The non-profit Silverdale Dog Park Stewardship, which independently coordinates the fundraising and construction for the park, has waited since May for the permit from Kitsap County that allows them to press forward with construction on the site at Silverdale Rotary Gateway Park, located on Silverdale Way north of the Waaga Way overpass.
The building approval came early last week and work began this week adding 14 new parking spots.
Deb Fleming, who owns five mixed-breed dogs — with the family photos from her wallet to prove it — said the new park is needed in an increasingly urbanized area where development is squeezing out open space for dogs.
“We have a lot more humans per square foot,” Fleming said, noting that newer houses and condominiums are often built closer together and are less friendly to dogs. “Your houses in a typical suburban area just don’t have the space.
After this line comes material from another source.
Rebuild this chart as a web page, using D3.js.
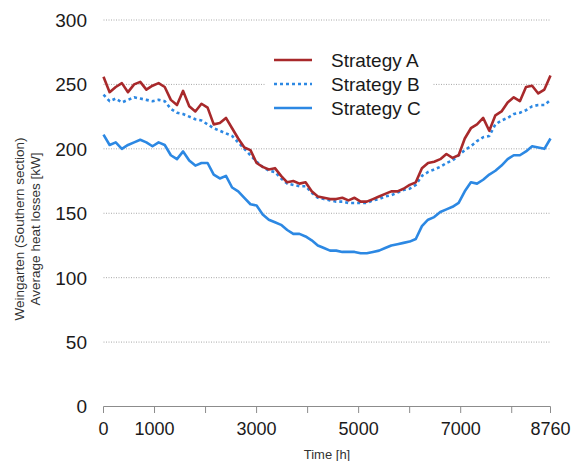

People are not going to stop getting pets.”
Jim McDonough, who owns three dogs, said the park will allow her dogs to safely run free, as opposed to other public parks that require her to bring along leashes. The fenced-in space will also eliminate the fear of a runaway.
“It’s going to be a nice outdoor place for them,” she said. “They’re just as much a part of your family as children. You want them in a safe environment.”
The park will also provide a social environment for dogs and their owners alike to interact, Fleming said.
Along with the delays in park construction, the Silverdale Dog Park Stewardship has also seen a decline in volunteers, Stewardship President Anita Bates said. But, now that progress is picking up again, she is confident the work will be done.
Mike McCown, vice president of the stewardship, said the park will not be entirely complete by the August 14 grand opening — Eagle Scouts will later build benches and an information kiosk — but it will be fenced and ready for the dogs to play.
The stewardship is also continuing its fundraising efforts. With $41,000 raised, it has exceeded its goal of raising $35,000, but more money will be needed for maintenance, landscaping, trash pickup and mowing — tasks that will be taken on by the stewardship and not the county.